Петя Извольский женат на княжне Марии Сергеевне Голицыной, дочери известного Сергея Михайловича, которому принадлежали знаменитые подмосковные Кузьминки и Дубровица. Она была прелестный человек и мужу своему настоящая спутница жизни. Они на фоне петербургского чиновничества выделялись; они были чужды снобизма в какой бы то ни было форме. В их семье царил чистый, ничем не зараженный воздух, куда бы ни забросила их судьба; все равно как в доме их, где бы они ни устраивались, — в скромной ли квартирке на Моховой, в обер-прокурорских ли палатах на Литейной, — у них всегда веяло чистым воздухом деревни: ситцевые занавески, белая балконная мебель. Судьба часто нас разлучала: они жили на окраинах, я в Петербурге, заграницей или в деревне. Но долгие промежутки времени не клали никакой прослойки в отношениях, и мы встречались, как будто разошлись вчера.
Как я рад, что мне довелось хоть раз побывать у них в деревне, в дивной их Голуни, Тульской губернии, Новосельского уезда. Прелестный старый дом с колоннами издали виднелся за кудрявостью лесной; красивая внизу круглая гостиная и такая же над ней во втором этаже спальня. Я попал на освящение школы. Редко видал более обильное, более разностороннее излучение, чем то, что исходило от их дома во все стороны. Теперь там не осталось камня на камне…
Там была прелестная местность: три реки, много источников. Помню красивую картину. Мы с Извольским шли по берегу реки, краю воды. В стороне от нас, повыше, шел статный крестьянин с котомкой за плечами. Вдруг он очутился перед небольшой лоханью в крепком песчанике; круглая лохань у ног его была глубокой темной воды, и светлой струйкой эта вода сбегала вниз, мимо нас в реку. Странник снял со спины котомку, положил наземь, осенил себя широким крестным знамением, стал перед водой на колени, уперся руками в края лохани и, припав широкой грудью к светлой глади темной воды, стал пить студеную струю. Никогда ни одна картина, ни одно произведение искусства не давали мне такого сжатого слияния человека, Бога и природы. Все вдруг слилось и в этом слиянии получило смысл…
В последний раз я видел Извольских в Ялте в феврале 1917 года, накануне «мартовских событий». Они были заняты устройством только что приобретенной ими маленькой дачки…[1]
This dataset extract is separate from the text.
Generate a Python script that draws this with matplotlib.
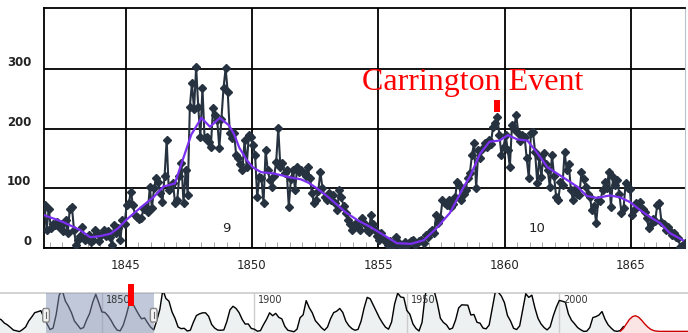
import numpy as np
import matplotlib.pyplot as plt
from matplotlib.patches import FancyBboxPatch

# monthly sunspot numbers, Oct 1841 .. Feb 1867
start_year = 1841
start_month = 10
monthly = (
    [72, 30, 66]
    + [33, 40, 38, 44, 35, 40, 28, 47, 25, 66, 69, 30]        # 1842
    + [5, 13, 20, 35, 13, 18, 22, 10, 14, 30, 25, 12]         # 1843
    + [22, 30, 20, 28, 18, 5, 38, 25, 34, 13, 47, 40]         # 1844
    + [72, 75, 94, 72, 55, 52, 48, 50, 66, 69, 60, 102]       # 1845
    + [67, 100, 117, 110, 92, 77, 120, 181, 97, 104, 109, 75]  # 1846
    + [80, 120, 142, 75, 130, 89, 236, 276, 232, 303, 236, 186]  # 1847
    + [268, 184, 186, 178, 169, 234, 223, 214, 168, 216, 268, 301]  # 1848
    + [261, 192, 184, 193, 156, 150, 140, 131, 181, 136, 189, 186]  # 1849
    + [172, 156, 85, 119, 117, 75, 164, 130, 114, 102, 120, 144]  # 1850
    + [201, 136, 142, 125, 130, 69, 115, 131, 97, 136, 128, 130]  # 1851
    + [125, 120, 135, 118, 92, 75, 80, 96, 127, 100, 85, 80]    # 1852
    + [92, 80, 88, 75, 64, 97, 85, 70, 59, 47, 40, 30]          # 1853
    + [38, 42, 36, 30, 50, 40, 30, 26, 55, 40, 30, 20]          # 1854
    + [13, 25, 15, 10, 5, 12, 2, 8, 18, 10, 4, 3]               # 1855
    + [10, 5, 8, 12, 13, 5, 8, 12, 14, 8, 22, 18]               # 1856
    + [27, 30, 25, 55, 42, 50, 80, 75, 72, 80, 69, 74]          # 1857
    + [85, 110, 105, 80, 90, 97, 117, 125, 156, 176, 100, 164]  # 1858
    + [150, 165, 176, 170, 181, 175, 203, 209, 220, 190, 156, 170]  # 1859
    + [189, 164, 136, 206, 200, 223, 193, 180, 189, 186, 150, 117]  # 1860
    + [193, 194, 160, 109, 152, 119, 159, 140, 130, 102, 156, 120]  # 1861
    + [85, 80, 110, 105, 161, 130, 140, 97, 80, 98, 90, 88]     # 1862
    + [127, 115, 102, 90, 85, 64, 70, 42, 80, 78, 97, 110]      # 1863
    + [100, 127, 69, 119, 105, 114, 90, 59, 67, 109, 100, 98]   # 1864
    + [55, 64, 75, 70, 77, 65, 60, 50, 33, 40, 48, 45]          # 1865
    + [72, 75, 44, 40, 30, 35, 28, 22, 25, 18, 16, 2]           # 1866
    + [5, 8]                                                    # 1867
)

# 13-month smoothed curve
smooth_years = [1841.77, 1842.5, 1843.2, 1843.6, 1844.0, 1844.4, 1844.7, 1845.05,
                1845.6, 1846.1, 1846.5, 1846.95, 1847.2, 1847.6, 1848.0, 1848.34,
                1848.73, 1849.1, 1849.3, 1849.5, 1849.8, 1850.04, 1850.36, 1850.83,
                1851.15, 1851.55, 1851.94, 1852.25, 1852.57, 1852.97, 1853.3, 1853.7,
                1854.2, 1854.7, 1855.2, 1855.74, 1856.3, 1856.8, 1857.3, 1857.84,
                1858.35, 1858.63, 1859.03, 1859.4, 1859.8, 1860.13, 1860.5, 1860.9,
                1861.28, 1861.7, 1862.07, 1862.47, 1862.9, 1863.26, 1863.65, 1864.17,
                1864.56, 1864.96, 1865.35, 1865.75, 1866.15, 1866.54, 1867.06]
smooth_vals = [55, 44, 30, 18, 20, 24, 33, 48,
               68, 85, 103, 108, 140, 190, 218, 203,
               218, 205, 190, 168, 147, 135, 127, 125,
               122, 118, 115, 109, 100, 87, 75, 60,
               46, 35, 22, 8, 7, 13, 33, 59,
               100, 120, 158, 178, 180, 189, 182, 180,
               160, 135, 125, 114, 102, 87, 84, 88,
               85, 77, 64, 52, 42, 25, 13]

cycle_labels = ['9', '10']
cycle_pos = [(1849.0, 33), (1861.3, 33)]
carrington_year = 1859.7
event_label = 'Carrington Event'

# yearly values for the navigator strip
nav_first_year = 1816
nav_yearly = [76, 68, 50, 40, 26, 11, 7, 3, 14, 28,
              61, 83, 107, 112, 118, 80, 46, 14, 22, 95,
              203, 231, 172, 143, 108, 61, 40, 18, 25, 67,
              103, 164, 208, 161, 111, 108, 90, 65, 34, 11,
              7, 38, 92, 157, 160, 129, 99, 73, 78, 51,
              27, 12, 63, 124, 232, 185, 170, 111, 75, 28,
              19, 21, 6, 10, 54, 91, 100, 106, 106, 87,
              42, 22, 11, 10, 12, 59, 122, 142, 130, 107,
              70, 44, 45, 20, 16, 5, 8, 41, 70, 106,
              90, 103, 81, 73, 31, 10, 6, 2, 16, 79,
              95, 173, 134, 106, 63, 44, 24, 10, 28, 74,
              107, 115, 130, 108, 60, 35, 19, 10, 15, 60,
              133, 191, 183, 148, 113, 79, 51, 27, 16, 55,
              155, 214, 193, 190, 119, 98, 45, 20, 6, 54,
              200, 269, 261, 225, 159, 76, 53, 40, 15, 22,
              67, 133, 150, 149, 148, 94, 97, 54, 49, 22,
              18, 39, 131, 220, 219, 198, 162, 91, 61, 21,
              14, 34, 123, 211, 191, 203, 133, 76, 45, 25,
              12, 29, 88, 136, 174, 170, 164, 99, 65, 46,
              25, 13, 4, 5, 25, 80, 85, 94, 113, 70,
              40, 22, 7, 4, 9, 30]
forecast_first_year = 2020
forecast = [5, 20, 45, 70, 85, 90, 82, 65, 45, 28, 15, 8, 5, 4, 4, 4, 4, 4, 4, 4, 4, 4, 4]
nav_ticks = [1850, 1900, 1950, 2000]
window = (1831.7, 1867.0)

# ---------------------------------------------------------------
plt.rcParams['font.family'] = ['DejaVu Sans']
fig = plt.figure(figsize=(6.88, 3.33), dpi=100)

W, H = 688.0, 333.0
ax = fig.add_axes([44 / W, 1 - 248 / H, (685 - 44) / W, 240 / H])

t = start_year + (start_month - 1 + np.arange(len(monthly)) + 0.5) / 12.0
ax.plot(t, monthly, color='#26323f', lw=1.5, marker='D', ms=3.8, zorder=3)
ax.plot(smooth_years, smooth_vals, color='#7b2ff0', lw=1.6, zorder=4)

ax.set_xlim(1841.77, 1867.14)
ax.set_ylim(0, 402)
ax.set_yticks([0, 100, 200, 300])
ax.set_xticks([1845, 1850, 1855, 1860, 1865])
ax.set_xticks(np.arange(1842, 1867.1, 0.5), minor=True)
ax.grid(True, which='major', color='black', lw=1.3)
ax.tick_params(axis='both', which='major', length=0, labelsize=8.5, colors='#222222')
ax.tick_params(axis='x', which='major', pad=8)
ax.tick_params(axis='y', which='major', pad=9)
ax.tick_params(axis='x', which='minor', direction='in', length=4, color='#999999')
for lab in ax.get_yticklabels():
    lab.set_verticalalignment('bottom')
    lab.set_fontweight('bold')
for side in ['left', 'top', 'bottom']:
    ax.spines[side].set_color('black')
    ax.spines[side].set_linewidth(1.3)
ax.spines['right'].set_color('#b8c2cc')

for lab, (cx, cy) in zip(cycle_labels, cycle_pos):
    ax.text(cx, cy, lab, ha='center', va='center', fontsize=9.5, color='#222222')

ax.text(1854.35, 265, event_label, family='Liberation Serif', fontsize=23,
        color='#ff0000', ha='left', va='baseline')
ax.plot([carrington_year], [238], marker='|', ms=8.6, mew=4.3, color='#ff0000', zorder=5)

# ---------------------------------------------------------------
nav = fig.add_axes([0, 0, 1, 40 / H])
ny = np.arange(nav_first_year, nav_first_year + len(nav_yearly))
fy = np.arange(forecast_first_year, forecast_first_year + len(forecast))
nav.fill_between(ny, nav_yearly, -5, color='#eef1f1', zorder=1)
nav.plot(ny, nav_yearly, color='black', lw=1.0, zorder=3)
nav.fill_between(fy, forecast, -5, color='#fbe4e4', zorder=1)
nav.plot(fy, forecast, color='#cc0000', lw=1.0, zorder=3)
nav.set_xlim(1816.6, 2042.2)
nav.set_ylim(-5, 215)
for yr in nav_ticks:
    nav.axvline(yr, color='#cccccc', lw=1, zorder=2)
    nav.text(yr + 1.2, 205, str(yr), fontsize=7, color='#333333', va='top', ha='left', zorder=6)
nav.axvspan(window[0], window[1], color='#8592b4', alpha=0.5, zorder=4, lw=0)
for wx in window:
    nav.add_patch(FancyBboxPatch((wx - 1.1, 55), 2.2, 75,
                                 boxstyle='round,pad=0,rounding_size=0.5',
                                 fc='#f4f4f4', ec='#888888', lw=1, zorder=6,
                                 mutation_aspect=30))
    nav.plot([wx, wx], [75, 110], color='#666666', lw=0.8, zorder=7)
nav.plot([carrington_year], [205], marker='|', ms=15.8, mew=4.3, color='#ff0000',
         zorder=8, clip_on=False)
nav.set_xticks([])
nav.set_yticks([])
for side in ['left', 'right', 'bottom']:
    nav.spines[side].set_visible(False)
nav.spines['top'].set_color('#cccccc')
nav.spines['top'].set_linewidth(1.2)

fig.savefig('out.png', dpi=100)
Другой мой приятель, заслуживающий упоминания, князь Эспер Эсперович Ухтомский, тоже товарищ по университету, филолог — по философии. Это странная фигура. Что-то обаятельное по природным данным и вместе что-то раздражающее, способное в отчаяние привести по практической неприложимости. Маленький, сутуловатый, с беспорядочными черными волосами, очень неряшливый во внешности своей, он говорил как-то мелко, рубленно и с преимущественным уклоном к анекдоту. В силу последней привычки он бывал иногда забавен, иногда несносен. Чрезвычайно начитанный, с красивым поэтическим талантом, он, однако, ничего не сделал. Мы долго взирали на него как на человека, который скажет свое слово, заявит о себе. Но он так и остался при обещании. Как в стихах своих он никогда не мог удержаться в рамках выбранного им размера, так и вся жизнь его была полна перебоев. Про него можно сказать то, что говорили про члена французской палаты Дешанеля: «Блестящая будущность за спиной». Только Дешанель все-таки побывал президентом республики; правда, он кончил печально: как известно, он в припадке нервного возбуждения выскочил из вагона на полном ходу; подобравшая его жена стрелочника дала телеграмму, что выскочил из поезда какой-то сумасшедший, который воображает себя президентом республики… Но Ухтомский остался за флагом.
Одно время он всплыл довольно своеобразно на поверхности общественно-государственной. Наследник, будущий Николай II, отправлялся в кругосветное плавание. Нужен был человек, который бы мог служить путеводчиком и впоследствии составить описание путешествия; прежде бы сказали — «историограф». Моя мать через свою тетку княгиню Елену Павловну Кочубей, в то время бывшую обер-гофмейстериной при императрице Марии Феодоровне, обратила внимание на Ухтомского. Он был назначен в свиту наследника. Впоследствии вышла его книга, громоздкая, тип русского «роскошного издания»: огромный формат, лоснящаяся бумага, тисненый коленкоровый переплет и безвкусные иллюстрации Каразина. В пути установились у наследника довольно близкие отношения с Ухтомским; эти отношения продолжались и по возвращении и не прекращались первое время по воцарении. Многие возлагали надежды на эту близость. Ухтомский в то время был редактором «С.-Петербургских ведомостей». Государь сказал ему, что будет читать его газету каждый день.